But that's the thing... The USDA and APHIS generally don't seem to care about the displacement of native isopod species... I'm not saying that these new hobby species don't pose a threat to native isopods, of course they do, and many of the new species in culture come from climates similar to the US and thus could establish themselves here just like many other species have. However, that concern is not one I've been led to believe the regulatory branches of our government prioritize, at least, not when it comes to isopods, where most people probably haven't even seen our native species, (most of which are pretty small and unassuming). 

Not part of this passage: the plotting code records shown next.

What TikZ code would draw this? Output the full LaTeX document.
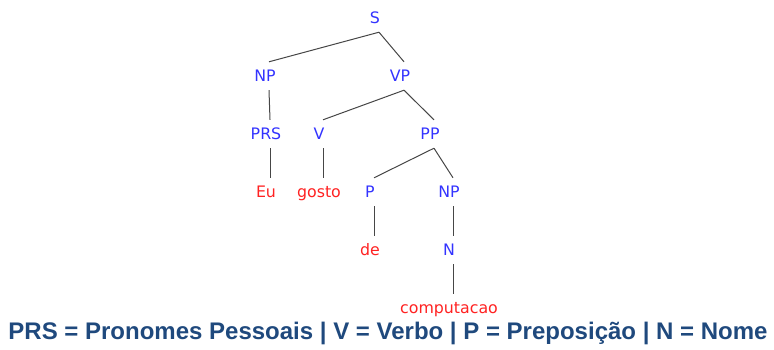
\documentclass[tikz,border=0pt]{standalone}
\usepackage{fontspec}
\setmainfont{DejaVu Sans}
\newfontfamily\legendfont{Liberation Sans}
\definecolor{catblue}{RGB}{51,51,255}
\definecolor{wordred}{RGB}{255,34,34}
\definecolor{legendblue}{RGB}{31,73,125}
\definecolor{edgegray}{RGB}{70,70,70}
\begin{document}
\begin{tikzpicture}[x=1pt,y=-1pt,
  lab/.style={inner sep=0pt, minimum height=28pt, text height=11.5pt, text depth=0pt,
              font=\fontsize{15.8}{16}\selectfont, xshift=-4pt},
  cat/.style={lab, text=catblue},
  word/.style={lab, text=wordred},
  edge/.style={draw=edgegray, line width=1pt}]
\useasboundingbox (0,0) rectangle (774,349);
% categories
\node[cat] (S)   at (379,18)  {S};
\node[cat] (NPa) at (269,76)  {NP};
\node[cat] (VP)  at (404,76)  {VP};
\node[cat] (PRS) at (270,134) {PRS};
\node[cat] (V)   at (323,134) {V};
\node[cat] (PP)  at (434,134) {PP};
\node[word] (Eu)    at (270,192) {Eu};
\node[word] (gosto) at (323,192) {gosto};
\node[cat] (P)   at (374,192) {P};
\node[cat] (NPb) at (453,192) {NP};
\node[word] (de)  at (374,250) {de};
\node[cat] (N)    at (453,250) {N};
\node[word] (comp) at (453,308) {computacao};
% edges
\draw[edge] ([xshift=4pt]S.south) -- ([xshift=4pt]NPa.north);
\draw[edge] ([xshift=4pt]S.south) -- ([xshift=4pt]VP.north);
\draw[edge] ([xshift=4pt]NPa.south) -- ([xshift=4pt]PRS.north);
\draw[edge] ([xshift=4pt]VP.south) -- ([xshift=4pt]V.north);
\draw[edge] ([xshift=4pt]VP.south) -- ([xshift=4pt]PP.north);
\draw[edge] ([xshift=4pt]PRS.south) -- ([xshift=4pt]Eu.north);
\draw[edge] ([xshift=4pt]V.south) -- ([xshift=4pt]gosto.north);
\draw[edge] ([xshift=4pt]PP.south) -- ([xshift=4pt]P.north);
\draw[edge] ([xshift=4pt]PP.south) -- ([xshift=4pt]NPb.north);
\draw[edge] ([xshift=4pt]P.south) -- ([xshift=4pt]de.north);
\draw[edge] ([xshift=4pt]NPb.south) -- ([xshift=4pt]N.north);
\draw[edge] ([xshift=4pt]N.south) -- ([xshift=4pt]comp.north);
% legend
\node[font=\legendfont\bfseries\fontsize{24}{24}\selectfont, text=legendblue,
      anchor=base, inner sep=0pt] (legend) at (388,339)
  {PRS = Pronomes Pessoais | V = Verbo | P = Preposição | N = Nome};
\end{tikzpicture}
\end{document}
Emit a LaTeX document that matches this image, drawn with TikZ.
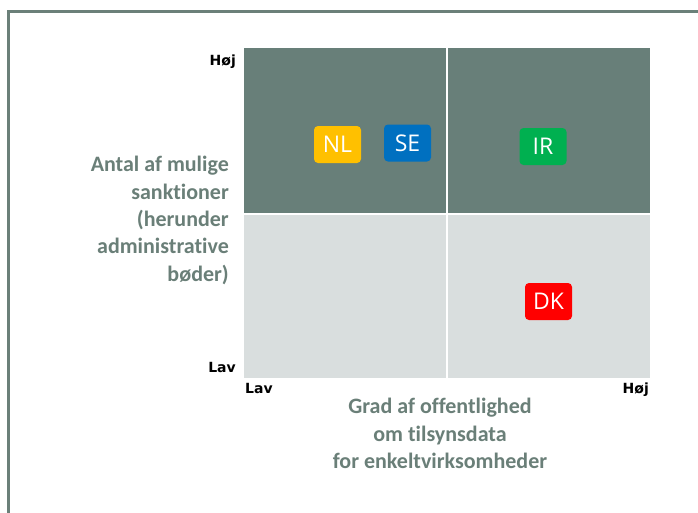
\documentclass[tikz,border=0pt]{standalone}
\usepackage{fontspec}
\setmainfont{Carlito}[Ligatures=NoCommon]
\newfontfamily\axisfont{DejaVu Sans}
\newfontfamily\tagfont{Open Sans}
\definecolor{frame}{HTML}{6B8079}
\definecolor{darkq}{HTML}{687F79}
\definecolor{lightq}{HTML}{D9DEDE}
\definecolor{labelc}{HTML}{6A7F78}
\definecolor{nlc}{HTML}{FFC000}
\definecolor{sec}{HTML}{0070C0}
\definecolor{irc}{HTML}{00B050}
\definecolor{dkc}{HTML}{FF0000}
\begin{document}
\begin{tikzpicture}[x=1pt,y=-1pt,
  quad/.style={draw=none,inner sep=0pt,anchor=north west},
  tag/.style={rounded corners=4pt,minimum width=47pt,minimum height=37pt,inner sep=0pt,
    text=white,font=\tagfont\fontsize{23}{23}\selectfont},
  axislab/.style={inner sep=0pt,font=\axisfont\bfseries\fontsize{14}{14}\selectfont,text=black},
  bigtext/.style={inner sep=0pt,text=labelc,font=\bfseries\fontsize{22}{27.4}\selectfont}]
\useasboundingbox (0,0) rectangle (698,512);
\fill[white] (0,0) rectangle (698,512);
% frame
\draw[frame,line width=3.3pt] (8.5,515) -- (8.5,11.5) -- (702,11.5);
% quadrants
\node[quad,fill=darkq,minimum width=202pt,minimum height=165pt] (tl) at (244,48) {};
\node[quad,fill=darkq,minimum width=202pt,minimum height=165pt] (tr) at (448,48) {};
\node[quad,fill=lightq,minimum width=202pt,minimum height=163pt] (bl) at (244,215) {};
\node[quad,fill=lightq,minimum width=202pt,minimum height=163pt] (br) at (448,215) {};
% tags
\node[tag,fill=nlc] (nl) at (337.5,144.5) {NL};
\node[tag,fill=sec] (se) at (407.5,143) {SE};
\node[tag,fill=irc] (ir) at (543,146.5) {IR};
\node[tag,fill=dkc] (dk) at (548.5,301.5) {DK};
% axis labels
\node[axislab,anchor=base east] (yhigh) at (236,65) {Høj};
\node[axislab,anchor=base east] (ylow) at (236,372) {Lav};
\node[axislab,anchor=base west] (xlow) at (245,393) {Lav};
\node[axislab,anchor=base east] (xhigh) at (649,393) {Høj};
% axis titles
\node[bigtext,align=right,anchor=north east] (ytitle) at (229,156) {Antal af mulige\\sanktioner\\(herunder\\administrative\\bøder)};
\node[bigtext,align=center,anchor=north] (xtitle) at (440,398) {Grad af offentlighed\\om tilsynsdata\\for enkeltvirksomheder};
\end{tikzpicture}
\end{document}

That's a concern that falls upon hobbyists to consider, and one we all may have to reckon with one day, but having or not having permits isn't going to affect that much IMO... You're either an irresponsible A-hole who will release non-native species into the wild, or not.  I could see people with *and* without permits releasing non-native species into the wild intentionally or unintentionally under certain circumstances, and so I see no reason for everyone to get permits for that _particular_ set of concerns. And since our native isopods are SO obscure and their role in the ecosystem may even be being fulfilled as normal by the invasives, I don't see our government caring about them until it's far, far too late... It honestly already may be for some of them.

Reactions: Like 1


----------



## Hisserdude (Feb 7, 2021)

Arthroverts said:


> See, I dunno about that. If you look at areas of the invertebrate hobby that are seeing more regulation/the potential for more regulation, such as with tarantulas, what is driving that is illegal shipments, not more people getting import/export licenses. That isn't the greatest example, but I think it applies in a sense to things like roaches and isopods.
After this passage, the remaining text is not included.